EXERCISE BRIEF:
Print the material below exactly as it stands, please, from its first line to the line holding "-1.3, -1.2, -1.4];", with no pictures.

COLLECTED MATERIAL:
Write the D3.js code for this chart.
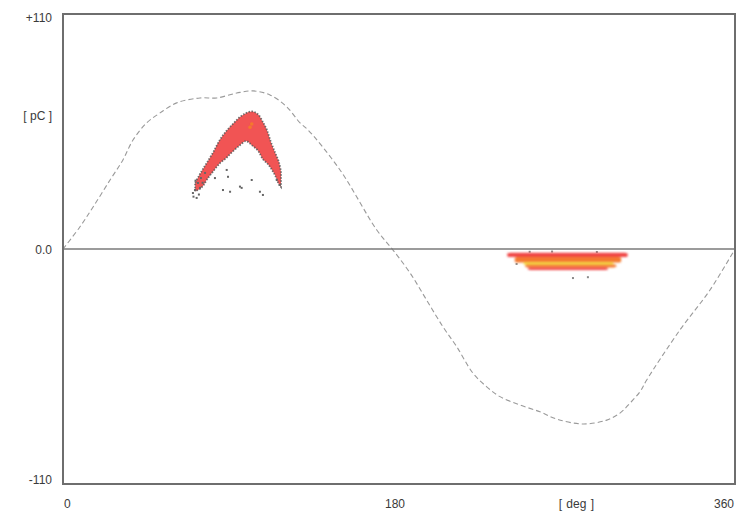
<!DOCTYPE html>
<html><head><meta charset="utf-8">
<script src="https://cdn.jsdelivr.net/npm/d3@7"></script>
<style>body{margin:0;background:#fff}svg{display:block}</style>
</head><body>
<svg id="c" width="737" height="513"></svg>
<script>
// ---- data ----
const phaseDomain = [0, 360];
const chargeDomain = [-110, 110];
const xTickValues = [0, 180, 360];
const xTickLabels = ["0", "180", "360"];
const yTickValues = [110, 0, -110];
const yTickLabels = ["+110", "0.0", "-110"];
const xUnit = "[ deg ]";
const yUnit = "[ pC ]";

// reference (test voltage) curve
const refPhase  = [0, 9.1, 16.2, 25.2, 32.1, 37.5, 44.8, 52.0, 60.9, 73.4, 82.3, 93.1, 101.8, 110.9, 119.8, 127.0, 131.3, 148.4, 168.1, 176.8, 185.9, 194.8, 203.6, 210.9, 219.6, 227.0, 234.1, 244.8, 255.5, 264.5, 278.6, 291.3, 298.4, 303.8, 309.1, 312.7, 330.5, 346.6, 360];
const refCharge = [0, 10.4, 19.8, 32.3, 41.7, 51.0, 59.0, 63.7, 68.4, 70.7, 70.7, 73.0, 74.0, 72.1, 66.6, 59.0, 55.7, 37.0, 8.9, -0.5, -11.2, -23.9, -36.5, -45.7, -58.1, -64.5, -69.1, -73.0, -76.2, -79.6, -81.9, -80.1, -76.8, -72.1, -66.8, -61.3, -37.9, -19.2, 0];

// positive half-cycle cluster (envelope per phase)
const posPhase  = [70.8, 73.0, 75.0, 77.1, 80.4, 84.1, 87.3, 91.1, 94.8, 98.0, 101.3, 104.5, 107.1, 109.3, 111.4, 113.6, 115.7, 116.8];
const posTop    = [31.0, 34.5, 37.5, 40.4, 45.2, 51.2, 55.0, 58.6, 61.8, 63.6, 64.4, 63.0, 59.4, 55.6, 50.0, 45.2, 40.6, 36.0];
const posBottom = [27.0, 28.0, 29.5, 32.5, 36.3, 40.2, 42.5, 45.8, 48.6, 50.5, 48.5, 46.0, 42.0, 40.2, 37.8, 34.5, 30.2, 29.0];

// sparse pulses (phase, charge)
const dotPhase  = [71.6, 85.7, 88.4, 95.7, 101.1, 107.1, 116.2, 81.4, 87.7, 94.8, 105.5, 89.5, 114.5, 70.7, 72.3, 73.9, 76.1, 69.6, 73.4, 71.0, 74.8, 69.9, 72.8, 273.2, 281.2, 243.0, 250.0, 262.0, 286.0];
const dotCharge = [23.9, 27.6, 33.8, 28.6, 32.3, 25.3, 30.0, 33.2, 37.0, 29.2, 26.8, 26.8, 32.3, 27.6, 30.9, 33.2, 35.6, 26.2, 28.6, 32.0, 31.0, 24.5, 25.5, -13.6, -13.2, -7.0, -1.3, -1.2, -1.4];

// hot spot (highest density)
const hotPhase = [101.1, 100.2];
const hotCharge = [58.5, 57.0];

// negative half-cycle cluster bands (density level 1..4)
const negStart  = [238.0, 242.0, 246.5, 247.5, 249.0];
const negEnd    = [302.5, 299.0, 295.0, 296.5, 292.0];
const negTop    = [-1.8, -3.8, -6.3, -7.3, -8.7];
const negBottom = [-3.8, -6.3, -7.3, -8.7, -9.8];
const negLevel  = [2, 3, 4, 3, 2];

// ---- drawing ----
const m = {left: 63, right: 735, top: 14, bottom: 484};
const svg = d3.select("#c");
const x = d3.scaleLinear().domain(phaseDomain).range([m.left, m.right]);
const y = d3.scaleLinear().domain(chargeDomain).range([m.bottom, m.top]);
const levelColor = d3.scaleOrdinal().domain([1, 2, 3, 4]).range(["#707070", "#f04444", "#f4782e", "#f0dc20"]);

const defs = svg.append("defs");
defs.append("filter").attr("id", "soft").append("feGaussianBlur").attr("stdDeviation", 0.7);
defs.append("filter").attr("id", "soft2").append("feGaussianBlur").attr("stdDeviation", 1.0);

// reference curve
const refData = refPhase.map((p, i) => [p, refCharge[i]]);
svg.append("path")
  .datum(refData)
  .attr("d", d3.line().x(d => x(d[0])).y(d => y(d[1])).curve(d3.curveCatmullRom))
  .attr("fill", "none").attr("stroke", "#9a9a9a").attr("stroke-width", 1.1)
  .attr("stroke-dasharray", "5,3");

// positive cluster
const posData = posPhase.map((p, i) => ({p, t: posTop[i], b: posBottom[i]}));
const area = d3.area().x(d => x(d.p)).y0(d => y(d.b)).y1(d => y(d.t)).curve(d3.curveCatmullRom);
const gPos = svg.append("g").attr("filter", "url(#soft)");
gPos.append("path")
  .datum(posData)
  .attr("d", area)
  .attr("fill", levelColor(2)).attr("fill-opacity", 0.92);
gPos.append("path")
  .datum(posData)
  .attr("d", area)
  .attr("fill", "none")
  .attr("stroke", "#5a5a5a").attr("stroke-opacity", 0.85).attr("stroke-width", 1.8).attr("stroke-dasharray", "1.5,1.5");
gPos.selectAll("circle.hot")
  .data(hotPhase.map((p, i) => [p, hotCharge[i]]))
  .join("circle").attr("class", "hot")
  .attr("cx", d => x(d[0])).attr("cy", d => y(d[1])).attr("r", 1.8)
  .attr("fill", levelColor(3));

// sparse dots
svg.append("g").attr("filter", "url(#soft)")
  .selectAll("rect")
  .data(dotPhase.map((p, i) => [p, dotCharge[i]]))
  .join("rect")
  .attr("x", d => x(d[0]) - 1).attr("y", d => y(d[1]) - 1)
  .attr("width", 2).attr("height", 2)
  .attr("fill", d => d[1] < 0 ? "#8a8a8a" : "#666");

// negative cluster
const negData = negStart.map((s, i) => ({s, e: negEnd[i], t: negTop[i], b: negBottom[i], l: negLevel[i]}));
svg.append("g").attr("filter", "url(#soft2)")
  .selectAll("rect")
  .data(negData)
  .join("rect")
  .attr("x", d => x(d.s)).attr("width", d => x(d.e) - x(d.s))
  .attr("y", d => y(d.t)).attr("height", d => y(d.b) - y(d.t))
  .attr("rx", 3).attr("ry", 1.5)
  .attr("fill", d => levelColor(d.l));

// zero line
svg.append("line")
  .attr("x1", m.left).attr("x2", m.right).attr("y1", y(0)).attr("y2", y(0))
  .attr("stroke", "#7a7a7a").attr("stroke-width", 1.6);

// frame
svg.append("rect")
  .attr("x", m.left).attr("y", m.top)
  .attr("width", m.right - m.left).attr("height", m.bottom - m.top)
  .attr("fill", "none").attr("stroke", "#6e6e6e").attr("stroke-width", 2);

// labels
const font = "'Liberation Sans', Arial, sans-serif";
const yLab = svg.append("g").attr("font-family", font).attr("font-size", 12).attr("fill", "#3a3a3a");
yLab.selectAll("text.yt")
  .data(yTickValues)
  .join("text").attr("class", "yt")
  .attr("x", 52).attr("text-anchor", "end")
  .attr("y", (d, i) => y(d) + (i === 0 ? 8 : (i === 2 ? 0 : 5)))
  .text((d, i) => yTickLabels[i]);
yLab.append("text").attr("x", 52).attr("y", 120).attr("text-anchor", "end").text(yUnit);

const xLab = svg.append("g").attr("font-family", font).attr("font-size", 12).attr("fill", "#3a3a3a");
xLab.selectAll("text.xt")
  .data(xTickValues)
  .join("text").attr("class", "xt")
  .attr("x", (d, i) => i === 0 ? x(d) + 1 : (i === 2 ? x(d) - 1 : x(d) - 4))
  .attr("text-anchor", (d, i) => i === 0 ? "start" : (i === 2 ? "end" : "middle"))
  .attr("y", 508)
  .text((d, i) => xTickLabels[i]);
xLab.append("text").attr("x", x(275)).attr("y", 508).attr("text-anchor", "middle").attr("word-spacing", 1).text(xUnit);
</script>
</body></html>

SOLUTION TO THIS EXERCISE:
Write the D3.js code for this chart.
<!DOCTYPE html>
<html><head><meta charset="utf-8">
<script src="https://cdn.jsdelivr.net/npm/d3@7"></script>
<style>body{margin:0;background:#fff}svg{display:block}</style>
</head><body>
<svg id="c" width="737" height="513"></svg>
<script>
// ---- data ----
const phaseDomain = [0, 360];
const chargeDomain = [-110, 110];
const xTickValues = [0, 180, 360];
const xTickLabels = ["0", "180", "360"];
const yTickValues = [110, 0, -110];
const yTickLabels = ["+110", "0.0", "-110"];
const xUnit = "[ deg ]";
const yUnit = "[ pC ]";

// reference (test voltage) curve
const refPhase  = [0, 9.1, 16.2, 25.2, 32.1, 37.5, 44.8, 52.0, 60.9, 73.4, 82.3, 93.1, 101.8, 110.9, 119.8, 127.0, 131.3, 148.4, 168.1, 176.8, 185.9, 194.8, 203.6, 210.9, 219.6, 227.0, 234.1, 244.8, 255.5, 264.5, 278.6, 291.3, 298.4, 303.8, 309.1, 312.7, 330.5, 346.6, 360];
const refCharge = [0, 10.4, 19.8, 32.3, 41.7, 51.0, 59.0, 63.7, 68.4, 70.7, 70.7, 73.0, 74.0, 72.1, 66.6, 59.0, 55.7, 37.0, 8.9, -0.5, -11.2, -23.9, -36.5, -45.7, -58.1, -64.5, -69.1, -73.0, -76.2, -79.6, -81.9, -80.1, -76.8, -72.1, -66.8, -61.3, -37.9, -19.2, 0];

// positive half-cycle cluster (envelope per phase)
const posPhase  = [70.8, 73.0, 75.0, 77.1, 80.4, 84.1, 87.3, 91.1, 94.8, 98.0, 101.3, 104.5, 107.1, 109.3, 111.4, 113.6, 115.7, 116.8];
const posTop    = [31.0, 34.5, 37.5, 40.4, 45.2, 51.2, 55.0, 58.6, 61.8, 63.6, 64.4, 63.0, 59.4, 55.6, 50.0, 45.2, 40.6, 36.0];
const posBottom = [27.0, 28.0, 29.5, 32.5, 36.3, 40.2, 42.5, 45.8, 48.6, 50.5, 48.5, 46.0, 42.0, 40.2, 37.8, 34.5, 30.2, 29.0];

// sparse pulses (phase, charge)
const dotPhase  = [71.6, 85.7, 88.4, 95.7, 101.1, 107.1, 116.2, 81.4, 87.7, 94.8, 105.5, 89.5, 114.5, 70.7, 72.3, 73.9, 76.1, 69.6, 73.4, 71.0, 74.8, 69.9, 72.8, 273.2, 281.2, 243.0, 250.0, 262.0, 286.0];
const dotCharge = [23.9, 27.6, 33.8, 28.6, 32.3, 25.3, 30.0, 33.2, 37.0, 29.2, 26.8, 26.8, 32.3, 27.6, 30.9, 33.2, 35.6, 26.2, 28.6, 32.0, 31.0, 24.5, 25.5, -13.6, -13.2, -7.0, -1.3, -1.2, -1.4];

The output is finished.